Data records
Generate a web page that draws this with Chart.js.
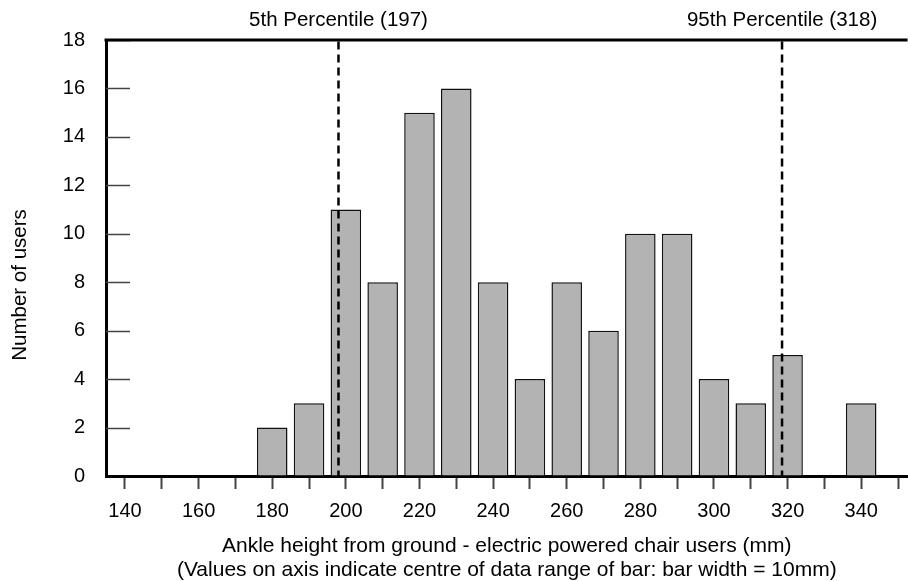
<!DOCTYPE html>
<html lang="en">
<head>
<meta charset="UTF-8">
<title>Ankle height - electric powered chair users</title>
<script src="https://cdn.jsdelivr.net/npm/chart.js"></script>
<style>
  html, body { margin: 0; padding: 0; background: #fff; }
  #wrap { width: 908px; height: 581px; }
</style>
</head>
<body>
<div id="wrap"><canvas id="ankleChart" width="908" height="581"></canvas></div>
<script>
    // bar centres (mm) and counts
    const heights = [140, 150, 160, 170, 180, 190, 200, 210, 220, 230, 240, 250, 260, 270, 280, 290, 300, 310, 320, 330, 340];
    const users   = [0, 0, 0, 0, 2, 3, 11, 8, 15, 16, 8, 4, 8, 6, 10, 10, 4, 3, 5, 0, 3];

    const xTickMarks  = [140, 150, 160, 170, 180, 190, 200, 210, 220, 230, 240, 250, 260, 270, 280, 290, 300, 310, 320, 330, 340, 350];
    const xTickLabels = [140, 160, 180, 200, 220, 240, 260, 280, 300, 320, 340];
    const yTicks      = [0, 2, 4, 6, 8, 10, 12, 14, 16, 18];

    const percentileNames     = ['5th Percentile (197)', '95th Percentile (318)'];
    const percentilePositions = [198, 318.5];

    const yTitle = 'Number of users';
    const xTitle = [
        'Ankle height from ground - electric powered chair users (mm)',
        '(Values on axis indicate centre of data range of bar: bar width = 10mm)'
    ];

    const FONT = 'Liberation Sans, Arial, Helvetica, sans-serif';

    const framePlugin = {
        id: 'frame',
        beforeDatasetsDraw(chart) {
            const ctx = chart.ctx;
            const area = chart.chartArea;
            const y = chart.scales.y;
            ctx.save();
            // short inward tick marks on the y axis
            ctx.strokeStyle = '#444';
            ctx.lineWidth = 1.5;
            yTicks.forEach(v => {
                if (v === 0) return;
                const py = Math.round(y.getPixelForValue(v)) + 0.5;
                ctx.beginPath();
                ctx.moveTo(area.left, py);
                ctx.lineTo(area.left + 24, py);
                ctx.stroke();
            });
            ctx.restore();
        },
        afterDatasetsDraw(chart) {
            const ctx = chart.ctx;
            const area = chart.chartArea;
            const x = chart.scales.x;
            ctx.save();

            // top frame line
            ctx.strokeStyle = '#000';
            ctx.lineWidth = 3;
            ctx.beginPath();
            ctx.moveTo(area.left - 1.5, area.top);
            ctx.lineTo(area.right, area.top);
            ctx.stroke();

            // percentile lines + labels
            percentilePositions.forEach((v, i) => {
                const px = x.getPixelForValue(v);
                ctx.setLineDash([8, 5]);
                ctx.lineWidth = 2.5;
                ctx.beginPath();
                ctx.moveTo(px, area.top + 1.5);
                ctx.lineTo(px, area.bottom);
                ctx.stroke();
                ctx.setLineDash([]);

                ctx.fillStyle = '#000';
                ctx.font = '20.5px ' + FONT;
                ctx.textAlign = 'center';
                ctx.textBaseline = 'middle';
                ctx.fillText(percentileNames[i], px, 20);
            });

            // y axis title
            ctx.translate(20, (area.top + area.bottom) / 2 + 27);
            ctx.rotate(-Math.PI / 2);
            ctx.font = '20.5px ' + FONT;
            ctx.textAlign = 'center';
            ctx.textBaseline = 'middle';
            ctx.fillText(yTitle, 0, 0);
            ctx.restore();
        }
    };

    new Chart(document.getElementById('ankleChart'), {
        type: 'bar',
        data: {
            datasets: [{
                data: heights.map((h, i) => ({ x: h, y: users[i] })),
                backgroundColor: '#b3b3b3',
                borderColor: '#111',
                borderWidth: 1.5,
                categoryPercentage: 1,
                barPercentage: 0.83
            }]
        },
        options: {
            responsive: false,
            animation: false,
            layout: { padding: { top: 40, right: 0, bottom: 0, left: 0 } },
            plugins: {
                legend: { display: false },
                tooltip: { enabled: false }
            },
            scales: {
                x: {
                    type: 'linear',
                    min: 134.84,
                    max: 352.6,
                    offset: false,
                    afterBuildTicks: s => { s.ticks = xTickMarks.map(v => ({ value: v })); },
                    afterFit: s => { s.height = 105; },
                    ticks: {
                        autoSkip: false,
                        maxRotation: 0,
                        padding: 10,
                        color: '#000',
                        font: { family: FONT, size: 20 },
                        callback: v => xTickLabels.includes(v) ? String(v) : ''
                    },
                    grid: {
                        offset: false,
                        drawOnChartArea: false,
                        drawTicks: true,
                        tickLength: 13,
                        tickWidth: 2,
                        tickColor: '#444'
                    },
                    border: { display: true, width: 3, color: '#000' },
                    title: {
                        display: true,
                        text: xTitle,
                        color: '#000',
                        font: { family: FONT, size: 21, lineHeight: 1.14 },
                        padding: { top: 10, bottom: -1 }
                    }
                },
                y: {
                    min: 0,
                    max: 18,
                    afterBuildTicks: s => { s.ticks = yTicks.map(v => ({ value: v })); },
                    afterFit: s => { s.width = 106; },
                    ticks: {
                        padding: 21,
                        color: '#000',
                        font: { family: FONT, size: 20 }
                    },
                    grid: { drawOnChartArea: false, drawTicks: false },
                    border: { display: true, width: 3, color: '#000' }
                }
            }
        },
        plugins: [framePlugin]
    });
</script>
</body>
</html>
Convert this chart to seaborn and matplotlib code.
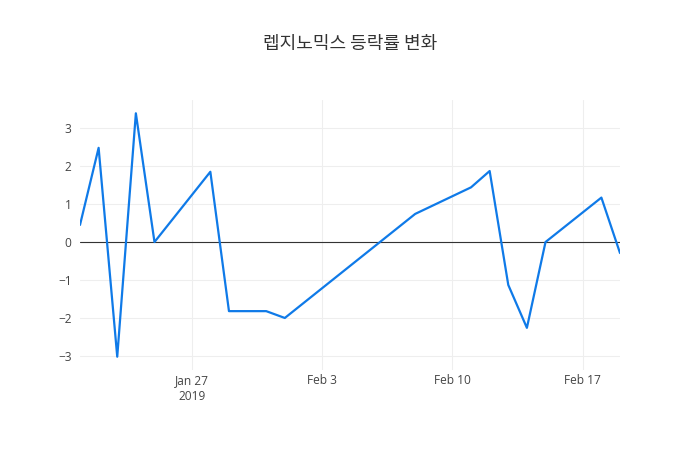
import pandas as pd
import numpy as np
import seaborn as sns
import matplotlib.pyplot as plt
import matplotlib.dates as mdates

dates = ["2019-01-21", "2019-01-22", "2019-01-23", "2019-01-24", "2019-01-25",
         "2019-01-28", "2019-01-29", "2019-01-30", "2019-01-31", "2019-02-01",
         "2019-02-08", "2019-02-11", "2019-02-12", "2019-02-13", "2019-02-14",
         "2019-02-15", "2019-02-18", "2019-02-19"]
change = [0.45, 2.48, -3.02, 3.39, 0.0,
          1.85, -1.82, -1.82, -1.82, -2.0,
          0.74, 1.44, 1.87, -1.13, -2.26,
          0.0, 1.17, -0.29]
tick_dates = ["2019-01-27", "2019-02-03", "2019-02-10", "2019-02-17"]
tick_labels = ["Jan 27\n2019", "Feb 3", "Feb 10", "Feb 17"]
y_ticks = [-3, -2, -1, 0, 1, 2, 3]

df = pd.DataFrame({"date": pd.to_datetime(dates), "change": change})

sns.set_theme(style="white")
plt.rcParams["font.family"] = ["Noto Sans CJK KR", "Open Sans", "DejaVu Sans"]

fig = plt.figure(figsize=(7, 4.5), dpi=100)
ax = fig.add_axes([80 / 700, 80 / 450, 540 / 700, 270 / 450])

sns.lineplot(data=df, x="date", y="change", ax=ax, color="#0f7ae8", linewidth=1.6)
ax.axhline(0, color="#333333", linewidth=0.8, zorder=1)

ax.set_xlim(df["date"].min(), df["date"].max())
ax.set_ylim(-3.37, 3.74)

ax.set_xticks(pd.to_datetime(tick_dates))
ax.set_xticklabels(tick_labels, linespacing=1.3)
ax.set_yticks(y_ticks)
ax.set_yticklabels([str(v).replace("-", "\u2212") for v in y_ticks])

ax.grid(True, color="#eeeeee", linewidth=0.8)
ax.set_axisbelow(True)
for s in ax.spines.values():
    s.set_visible(False)
ax.tick_params(axis="both", length=0, labelsize=8.6, labelcolor="#444444")
ax.tick_params(axis="x", pad=3)
ax.tick_params(axis="y", pad=6)
for lbl in ax.get_xticklabels():
    lbl.set_family(["Open Sans", "DejaVu Sans"])
for lbl in ax.get_yticklabels():
    lbl.set_family(["Open Sans", "DejaVu Sans"])
ax.set_xlabel("")
ax.set_ylabel("")

fig.text(0.5, 1 - 44 / 450, "렙지노믹스 등락률 변화", ha="center", va="center",
         fontsize=13, color="#333333")

fig.savefig("out.png", dpi=100)
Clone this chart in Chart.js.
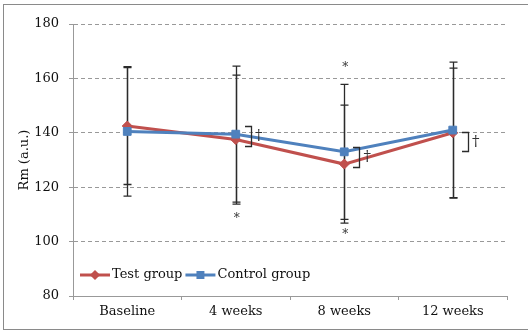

YOUR TASK: Reproduce exactly the section that begins with the line containing "Convert this chart" and ends with the line containing "import matplotlib.dates as mdates". Both boundary lines belong in the copy, but pictures do not.

THE OUTPUT:
Convert this chart to seaborn and matplotlib code.
import pandas as pd
import numpy as np
import seaborn as sns
import matplotlib.pyplot as plt
import matplotlib.dates as mdates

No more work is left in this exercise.